(Source code of charts)
* * * *

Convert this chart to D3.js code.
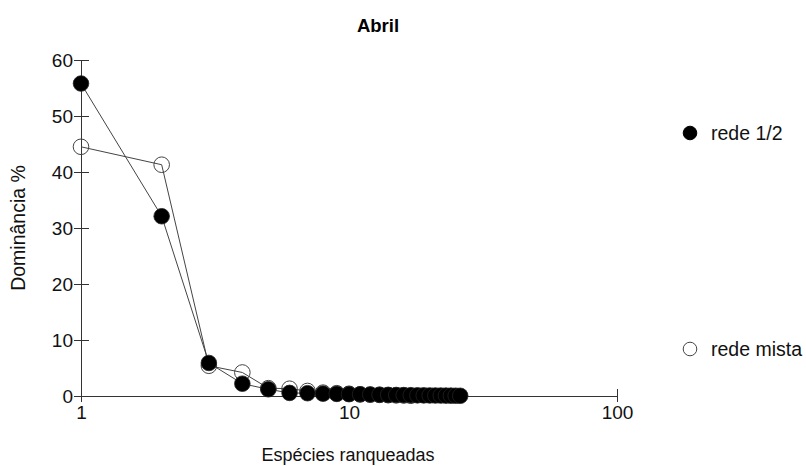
<!DOCTYPE html>
<html><head><meta charset="utf-8">
<script src="https://cdn.jsdelivr.net/npm/d3@7"></script>
<style>body{margin:0;background:#fff}svg{display:block;font-family:"Liberation Sans",Arial,sans-serif}</style>
</head><body>
<svg id="c" width="806" height="466"></svg>
<script>
const title = "Abril";
const xLabel = "Espécies ranqueadas";
const yLabel = "Dominância %";
const seriesNames = ["rede 1/2", "rede mista"];
const rede12 = [55.8, 32.1, 5.9, 2.2, 1.2, 0.55, 0.5, 0.42, 0.38, 0.33, 0.3, 0.26, 0.23, 0.2, 0.18, 0.16, 0.14, 0.12, 0.11, 0.1, 0.09, 0.08, 0.07, 0.06, 0.05, 0.04];
const redeMista = [44.5, 41.3, 5.4, 4.2, 1.4, 1.3, 0.9, 0.6, 0.5, 0.4, 0.3, 0.25, 0.2, 0.15, 0.12, 0.1, 0.05];
const xTicks = [1, 10, 100];
const yTicks = [0, 10, 20, 30, 40, 50, 60];

const svg = d3.select("#c");
const x = d3.scaleLog().domain([1, 100]).range([81, 617]);
const y = d3.scaleLinear().domain([0, 60]).range([396, 60]);
const axisColor = "#333";

svg.append("text").attr("x", 378).attr("y", 32).attr("text-anchor", "middle")
  .attr("font-weight", "bold").attr("font-size", 18.5).text(title);

// Y axis
const ya = svg.append("g").attr("transform", "translate(81,0)")
  .call(d3.axisLeft(y).tickValues(yTicks).tickSize(0).tickPadding(8));
ya.select(".domain").attr("stroke", axisColor);
ya.selectAll(".tick text").attr("font-size", 19).attr("fill", "#111").attr("font-family", "Liberation Sans, Arial, sans-serif");
ya.selectAll(".tick").append("line").attr("x1", -7).attr("x2", 8).attr("stroke", axisColor);

// X axis
const xa = svg.append("g").attr("transform", "translate(0,396)")
  .call(d3.axisBottom(x).tickValues(xTicks).tickFormat(d3.format("d")).tickSize(0).tickPadding(10));
xa.select(".domain").attr("stroke", axisColor);
xa.selectAll(".tick text").attr("font-size", 19).attr("fill", "#111").attr("font-family", "Liberation Sans, Arial, sans-serif");
xa.selectAll(".tick").append("line").attr("y1", -7).attr("y2", 6).attr("stroke", axisColor);

svg.append("text").attr("x", 348).attr("y", 461).attr("text-anchor", "middle")
  .attr("font-size", 18).attr("fill", "#111").text(xLabel);
svg.append("text").attr("transform", "translate(25,228) rotate(-90)").attr("text-anchor", "middle")
  .attr("font-size", 19.5).attr("fill", "#111").text(yLabel);

const line = d3.line().x((d, i) => x(i + 1)).y(d => y(d));
const r = 7.8;

// rede mista (open)
svg.append("path").datum(redeMista).attr("d", line).attr("fill", "none").attr("stroke", "#444").attr("stroke-width", 1);
svg.append("g").selectAll("circle").data(redeMista).join("circle")
  .attr("cx", (d, i) => x(i + 1)).attr("cy", d => y(d)).attr("r", r)
  .attr("fill", "none").attr("stroke", "#444").attr("stroke-width", 1);

// rede 1/2 (filled)
svg.append("path").datum(rede12).attr("d", line).attr("fill", "none").attr("stroke", "#444").attr("stroke-width", 1);
svg.append("g").selectAll("circle").data(rede12).join("circle")
  .attr("cx", (d, i) => x(i + 1)).attr("cy", d => y(d)).attr("r", r)
  .attr("fill", "#000").attr("stroke", "#222").attr("stroke-width", 0.8);

// Legend
const leg = [{name: seriesNames[0], y: 133, filled: true}, {name: seriesNames[1], y: 349, filled: false}];
const lg = svg.append("g").selectAll("g").data(leg).join("g");
lg.append("circle").attr("cx", 690).attr("cy", d => d.y).attr("r", 6.8)
  .attr("fill", d => d.filled ? "#000" : "none").attr("stroke", d => d.filled ? "#000" : "#444");
lg.append("text").attr("x", 711).attr("y", d => d.y + 7).attr("font-size", 19.5).attr("fill", "#111").text(d => d.name);
</script>
</body></html>
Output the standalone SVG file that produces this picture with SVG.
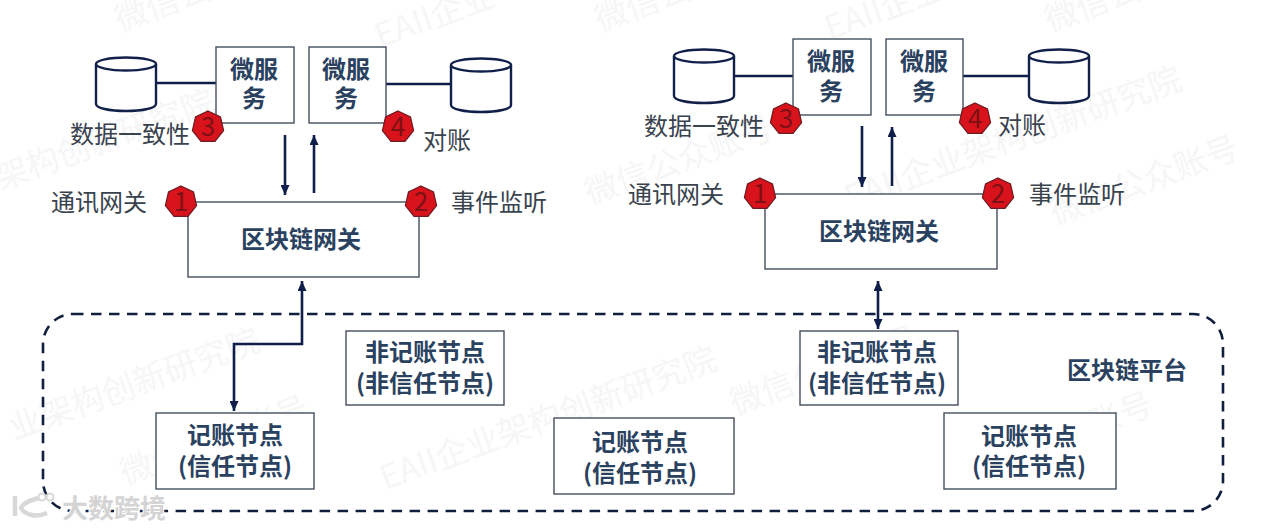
<svg xmlns="http://www.w3.org/2000/svg" width="1280" height="531" viewBox="0 0 1280 531">
<defs>
<marker id="ah" markerUnits="userSpaceOnUse" markerWidth="10" markerHeight="9" refX="10" refY="4.5" orient="auto-start-reverse"><path d="M0 0L10 4.5L0 9Z" fill="#0f1e4a"/></marker>
<polygon id="hept" points="0,-16 12.5,-10 15.6,3.6 7,14.4 -7,14.4 -15.6,3.6 -12.5,-10"/>
<g id="db"><path d="M-30 -21V19C-30 23 -17 26 0 26S30 23 30 19V-21" fill="#fff" stroke="#10204a" stroke-width="2.4"/><ellipse cx="0" cy="-21" rx="30" ry="6.5" fill="#fff" stroke="#10204a" stroke-width="2.4"/></g>
</defs>
<style>
text{font-family:"Noto Sans CJK SC","Liberation Sans",sans-serif}
.box{fill:#fff;stroke:#44505f;stroke-width:1.4}
.b{font-weight:700;font-size:24px;fill:#2a4260;text-anchor:middle}
.l{font-size:24px;fill:#39434e}
.n{font-size:26px;fill:#7e1016;text-anchor:middle}
.hx{fill:#d8131c;stroke:#6d1a20;stroke-width:1.2}
.c{fill:none;stroke:#0f1e4a;stroke-width:2.6}
.wm{font-size:33px;fill:#f6f6f7}
</style>
<rect width="1280" height="531" fill="#fff"/>
<g id="watermarks">
<text class="wm" transform="translate(14 440) rotate(-20)">业架构创新研究院</text>
<text class="wm" transform="translate(0 190) rotate(-20)">架构创新研究院</text>
<text class="wm" transform="translate(590 205) rotate(-20)">微信公众账号</text>
<text class="wm" transform="translate(385 490) rotate(-20)">EAII企业架构创新研究院</text>
<text class="wm" transform="translate(850 210) rotate(-20)">EAII企业架构创新研究院</text>
<text class="wm" transform="translate(1055 225) rotate(-20)">微信公众账号</text>
<text class="wm" transform="translate(125 485) rotate(-20)">微信公众账号</text>
<text class="wm" transform="translate(735 415) rotate(-20)">微信公众账号</text>
<text class="wm" transform="translate(1000 470) rotate(-20)">信公众账号</text>
<text class="wm" transform="translate(120 32) rotate(-20)">微信公众</text>
<text class="wm" transform="translate(380 48) rotate(-20)">EAII企业</text>
<text class="wm" transform="translate(600 32) rotate(-20)">微信公众</text>
<text class="wm" transform="translate(830 40) rotate(-20)">EAII企业</text>
<text class="wm" transform="translate(1050 32) rotate(-20)">微信公众</text>
</g>
<g id="platform"><rect x="43" y="314" width="1180" height="197" rx="30" fill="none" stroke="#111f3f" stroke-width="2.6" stroke-dasharray="10.5 7.5"/><text x="1127" y="379" text-anchor="middle" font-weight="700" font-size="24" fill="#2a4260">区块链平台</text></g>
<g id="connectors">
<path class="c" d="M156 83H216"/>
<path class="c" d="M386 84H451"/>
<path class="c" d="M734 76H793"/>
<path class="c" d="M963 76H1028"/>
<path class="c" d="M285 135V195" marker-end="url(#ah)"/>
<path class="c" d="M314 193V135" marker-end="url(#ah)"/>
<path class="c" d="M862 126V187" marker-end="url(#ah)"/>
<path class="c" d="M892 186V127" marker-end="url(#ah)"/>
<path class="c" d="M302 281V344H234V411" marker-start="url(#ah)" marker-end="url(#ah)"/>
<path class="c" d="M878 281V329" marker-start="url(#ah)" marker-end="url(#ah)"/>
</g>
<g id="db1"><use href="#db" x="126" y="85"/></g>
<g id="db2"><use href="#db" x="481" y="86"/></g>
<g id="db3"><use href="#db" x="704" y="77"/></g>
<g id="db4"><use href="#db" x="1059" y="77"/></g>
<g id="ms1"><rect class="box" x="216" y="47" width="78" height="76"/><text class="b" x="254" y="78">微服</text><text class="b" x="254" y="107">务</text></g>
<g id="ms2"><rect class="box" x="309" y="47" width="77" height="76"/><text class="b" x="346" y="78">微服</text><text class="b" x="346" y="107">务</text></g>
<g id="ms3"><rect class="box" x="793" y="39" width="78" height="76"/><text class="b" x="831" y="70">微服</text><text class="b" x="831" y="100">务</text></g>
<g id="ms4"><rect class="box" x="886" y="39" width="77" height="76"/><text class="b" x="924" y="70">微服</text><text class="b" x="924" y="100">务</text></g>
<g id="gw1"><rect class="box" x="188" y="202" width="231" height="75"/><text class="b" x="301" y="248">区块链网关</text></g>
<g id="gw2"><rect class="box" x="765" y="194" width="232" height="75"/><text class="b" x="879" y="240">区块链网关</text></g>
<g id="n1"><rect class="box" x="346" y="331" width="158" height="74"/><text class="b" x="425" y="361">非记账节点</text><text class="b" x="425" y="392">(非信任节点)</text></g>
<g id="n2"><rect class="box" x="156" y="413" width="158" height="76"/><text class="b" x="235" y="444">记账节点</text><text class="b" x="235" y="475">(信任节点)</text></g>
<g id="n3"><rect class="box" x="800" y="331" width="158" height="74"/><text class="b" x="877" y="361">非记账节点</text><text class="b" x="877" y="392">(非信任节点)</text></g>
<g id="n4"><rect class="box" x="554" y="418" width="180" height="76"/><text class="b" x="640" y="451">记账节点</text><text class="b" x="640" y="482">(信任节点)</text></g>
<g id="n5"><rect class="box" x="944" y="413" width="172" height="76"/><text class="b" x="1029" y="445">记账节点</text><text class="b" x="1029" y="475">(信任节点)</text></g>
<g id="b1"><use class="hx" href="#hept" x="181" y="202"/><text class="n" x="181" y="211">1</text></g>
<g id="b2"><use class="hx" href="#hept" x="421" y="202"/><text class="n" x="421" y="211">2</text></g>
<g id="b3"><use class="hx" href="#hept" x="208" y="127"/><text class="n" x="208" y="136">3</text></g>
<g id="b4"><use class="hx" href="#hept" x="398" y="127"/><text class="n" x="398" y="136">4</text></g>
<g id="b5"><use class="hx" href="#hept" x="760" y="194"/><text class="n" x="760" y="203">1</text></g>
<g id="b6"><use class="hx" href="#hept" x="998" y="194"/><text class="n" x="998" y="203">2</text></g>
<g id="b7"><use class="hx" href="#hept" x="786" y="119"/><text class="n" x="786" y="128">3</text></g>
<g id="b8"><use class="hx" href="#hept" x="975" y="119"/><text class="n" x="975" y="128">4</text></g>
<g id="labels">
<text class="l" x="70" y="143">数据一致性</text><text class="l" x="423" y="149">对账</text><text class="l" x="51" y="211">通讯网关</text><text class="l" x="451" y="211">事件监听</text>
<text class="l" x="644" y="135">数据一致性</text><text class="l" x="998" y="134">对账</text><text class="l" x="628" y="203">通讯网关</text><text class="l" x="1029" y="203">事件监听</text>
</g>
<g id="logo">
<text x="62" y="518" font-size="26" font-weight="700" fill="#d4d4d4" stroke="#fff" stroke-width="2" paint-order="stroke">大数跨境</text>
<path d="M15 496V516M40 498C28 500 22 505 21 508C25 515 36 518 47 513" fill="none" stroke="#d8d8d8" stroke-width="4.5"/>
<circle cx="42" cy="497" r="3.5" fill="#fff" stroke="#d8d8d8" stroke-width="2"/><circle cx="50" cy="497" r="3.5" fill="#fff" stroke="#d8d8d8" stroke-width="2"/>
</g>
</svg>
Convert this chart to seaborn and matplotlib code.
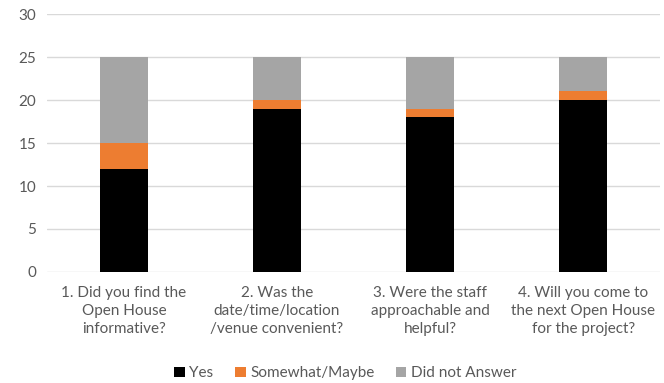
import matplotlib
matplotlib.use("Agg")
import matplotlib.pyplot as plt
from matplotlib.patches import Patch
import seaborn as sns
import pandas as pd
import numpy as np

questions = [
    "1. Did you find the\nOpen House\ninformative?",
    "2. Was the\ndate/time/location\n/venue convenient?",
    "3. Were the staff\napproachable and\nhelpful?",
    "4. Will you come to\nthe next Open House\nfor the project?",
]
yes = [12, 19, 18, 20]
somewhat = [3, 1, 1, 1]
no_answer = [10, 5, 6, 4]

series_names = ["Yes", "Somewhat/Maybe", "Did not Answer"]
colors = ["#000000", "#ED7D31", "#A5A5A5"]

sns.set_theme(style="white")
plt.rcParams["font.family"] = ["Lato", "DejaVu Sans"]
text_color = "#595959"

df = pd.DataFrame({"question": questions, "yes": yes,
                   "somewhat": somewhat, "no_answer": no_answer})
df["top_yes"] = df["yes"]
df["top_somewhat"] = df["yes"] + df["somewhat"]
df["top_total"] = df["top_somewhat"] + df["no_answer"]

fig = plt.figure(figsize=(6.64, 3.83), dpi=100)
ax = fig.add_axes([0.0715, 0.29, 0.922, 0.673])

# stacked bars: draw cumulative totals back to front
for col, color in zip(["top_total", "top_somewhat", "top_yes"], colors[::-1]):
    sns.barplot(data=df, x="question", y=col, color=color, width=0.315,
                saturation=1, ax=ax, zorder=3, edgecolor="none", linewidth=0)

ax.set_ylim(0, 30)
ax.set_yticks(np.arange(0, 31, 5))
ax.set_xlabel("")
ax.set_ylabel("")
ax.grid(axis="y", color="#D9D9D9", linewidth=1, zorder=0)
ax.set_axisbelow(True)
for s in ax.spines.values():
    s.set_visible(False)
ax.tick_params(axis="both", length=0, labelsize=11, colors=text_color)
ax.tick_params(axis="x", pad=10)
ax.tick_params(axis="y", pad=8)
for lbl in ax.get_xticklabels():
    lbl.set_linespacing(1.35)

handles = [Patch(facecolor=c, edgecolor="none") for c in colors]
fig.legend(handles, series_names, loc="center", bbox_to_anchor=(0.52, 0.025),
           ncol=3, frameon=False, fontsize=11, labelcolor=text_color,
           handlelength=0.7, handleheight=0.7, handletextpad=0.3,
           columnspacing=1.4)

fig.savefig("out.png", dpi=100)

* * * *

• DIRECTIONS: Only the lines from the one with "Convert this chart to seaborn" through the one with "import numpy as np" belong in your copy; retype them exactly and drop any pictures.

• OUTPUT FOR THIS EXERCISE:
Convert this chart to seaborn and matplotlib code.
import matplotlib
matplotlib.use("Agg")
import matplotlib.pyplot as plt
from matplotlib.patches import Patch
import seaborn as sns
import pandas as pd
import numpy as np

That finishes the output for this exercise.